Final Brief Filed in U.S. District Court in Illinois Ballot Access Case

On October 26, the Illinois State Board of Elections filed this reply brief in Gill v Scholz, c.d., 3:16cv-3221. This is the case that challenges the Illinois 5% petition for independent candidates for U.S. House. All the briefs are now in.

Although the state relies on precedent, the state doesn’t mention the teaching of the U.S. Supreme Court in Storer v Brown, and Mandel v Bradley, that courts could consider how often a law is used, and if it is used very seldom, it is probably unconstitutional.


Comments

Final Brief Filed in U.S. District Court in Illinois Ballot Access Case — 1 Comment

  1. One more MORON case – due to MORON lawyers for the plaintiffs.

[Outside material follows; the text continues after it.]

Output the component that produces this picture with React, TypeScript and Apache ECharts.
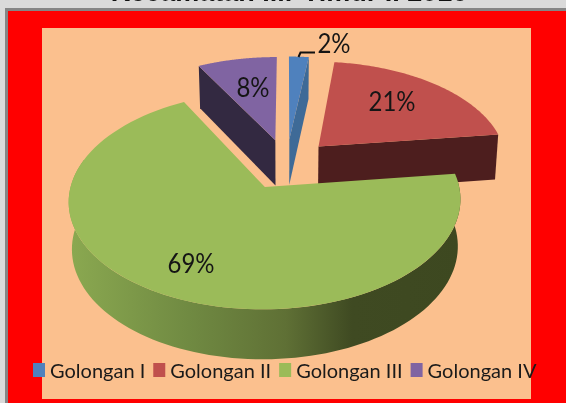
import React, { useEffect, useRef } from "react";
import * as echarts from "echarts";

const titleText = "Kecamatan Ilir Timur II 2016";
const sliceNames = ["Golongan I", "Golongan II", "Golongan III", "Golongan IV"];
const sliceValues = [2, 21, 69, 8];

const topColors = ["#4F81BD", "#C0504D", "#9BBB59", "#8064A2"];
const wallColors = ["#3E6A97", "#4D1E1E", "#5F7035", "#332941"];
const labelPoints = [[334, 42], [392, 100], [191, 262], [253, 86]];

const CX = 286.5, CY = 164, RX = 189, RY = 103, PERSP = 0.13, EXPLODE = 0.245, DEPTH = 46;

function project(u: number, v: number, down: boolean): number[] {
  const s = 1 + PERSP * v;
  const x = CX + RX * u * s * (down ? 0.985 : 1);
  const y = CY + RY * v * s + (down ? DEPTH * (1 + 0.07 * v) : 0);
  return [x, y];
}

function sliceAngles(i: number): number[] {
  const total = sliceValues.reduce((a, b) => a + b, 0);
  const before = sliceValues.slice(0, i).reduce((a, b) => a + b, 0);
  return [(before / total) * 2 * Math.PI, ((before + sliceValues[i]) / total) * 2 * Math.PI];
}

function renderSlice(i: number) {
  return (_params: any, api: any) => {
    const value = api.value(0);
    const [a0, a1] = sliceAngles(i);
    const mid = (a0 + a1) / 2;
    const ou = EXPLODE * Math.sin(mid);
    const ov = -EXPLODE * Math.cos(mid);
    const rim = (a: number, down: boolean) => project(ou + Math.sin(a), ov - Math.cos(a), down);
    const steps = 96;
    const arc = (from: number, to: number, down: boolean) => {
      const pts: number[][] = [];
      for (let k = 0; k <= steps; k++) pts.push(rim(from + ((to - from) * k) / steps, down));
      return pts;
    };
    const tipTop = project(ou, ov, false);
    const tipBottom = project(ou, ov, true);
    const children: any[] = [];
    if (i === 2) {
      const end = (285 / 180) * Math.PI;
      children.push({
        type: "polygon",
        shape: { points: [...arc(a0, end, false), ...arc(a0, end, true).reverse()] },
        style: {
          fill: new echarts.graphic.LinearGradient(72, 0, 461, 0, [
            { offset: 0, color: "#8AA850" },
            { offset: 0.3, color: "#708A42" },
            { offset: 0.55, color: "#5F7035" },
            { offset: 0.72, color: "#3F4A22" },
            { offset: 1, color: "#3D4820" },
          ], true),
        },
      });
    } else {
      const a = i === 3 ? a0 : a1;
      children.push({
        type: "polygon",
        shape: { points: [rim(a, false), tipTop, tipBottom, rim(a, true)] },
        style: { fill: wallColors[i] },
      });
    }
    children.push({
      type: "polygon",
      shape: { points: [tipTop, ...arc(a0, a1, false)] },
      style: { fill: topColors[i] },
    });
    children.push({
      type: "text",
      x: labelPoints[i][0],
      y: labelPoints[i][1],
      scaleY: 1.12,
      style: {
        text: `${value}%`,
        fontFamily: "Lato",
        fontSize: 24,
        fill: "#151515",
        align: "center",
        verticalAlign: "middle",
      },
    });
    if (i === 0) {
      children.push({
        type: "polyline",
        shape: { points: [[298.5, 57], [300.5, 52.5], [315, 52.5]] },
        style: { stroke: "#111111", lineWidth: 2, fill: "none" },
      });
    }
    return { type: "group", children };
  };
}

const zOrder = [3, 3, 4, 2];

export default function App() {
  const ref = useRef<HTMLDivElement>(null);
  useEffect(() => {
    const chart = echarts.init(ref.current as HTMLDivElement, undefined, { renderer: "svg" });
    chart.setOption({
      animation: false,
      graphic: [
        { type: "rect", z: -5, shape: { x: 0, y: 0, width: 566, height: 403 }, style: { fill: "#DADADA" } },
        { type: "rect", z: -4, shape: { x: 5, y: 8, width: 561, height: 395 }, style: { fill: "#858585" } },
        { type: "rect", z: -3, shape: { x: 8, y: 11, width: 558, height: 392 }, style: { fill: "#FF0000" } },
        { type: "rect", z: -2, shape: { x: 42, y: 28, width: 489, height: 371 }, style: { fill: "#FBC08E" } },
        {
          type: "text", z: -1, x: 289, y: 5.5,
          style: { text: titleText, fontFamily: "Liberation Sans", fontWeight: "bold", fontSize: 27, fill: "#111111", align: "center", verticalAlign: "bottom" },
        },
      ],
      legend: {
        left: 28,
        top: 355,
        itemWidth: 12,
        itemHeight: 14,
        itemGap: 8,
        icon: "rect",
        data: sliceNames,
        selectedMode: false,
        textStyle: { fontFamily: "Lato", fontSize: 20, color: "#1A1A1A", padding: [0, 0, 0, 0] },
      },
      series: sliceNames.map((name, i) => ({
        type: "custom",
        name,
        coordinateSystem: "none",
        z: zOrder[i],
        itemStyle: { color: topColors[i] },
        data: [[sliceValues[i]]],
        renderItem: renderSlice(i),
      })),
    });
    return () => chart.dispose();
  }, []);
  return <div ref={ref} style={{ position: "fixed", left: 0, top: 0, width: 566, height: 403 }} />;
}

    1. Separate is NOT equal — Brown v Bd of Ed 1954

    B-A-S-I-C 14 Amdt stuff. 58 years of JUNK over-ruled in Brown..

    2. Each election is NEW.

    3. EQUAL ballot access tests for ALL INDIVIDUAL candidates for the SAME office in the SAME election area.

    WILL HEAVEN SAVE THE USA FROM MORON LAWYERS AND WORSE MORON JUDGES ??? —
    OR LET THE USA SELF-DESTRUCT — AS WITH MANY ROTTED FORMER REGIMES FULL OF MORONS.

    FOR THE CLUELESS —

    ALL OF THE JUNK MORON BALLOT ACCESS CASES STARTING WITH WILLIAMS V RHODES 1968 MUST BE OVER-RULED —

    VIA 1+2+3 ABOVE. Mere 50 years since Williams.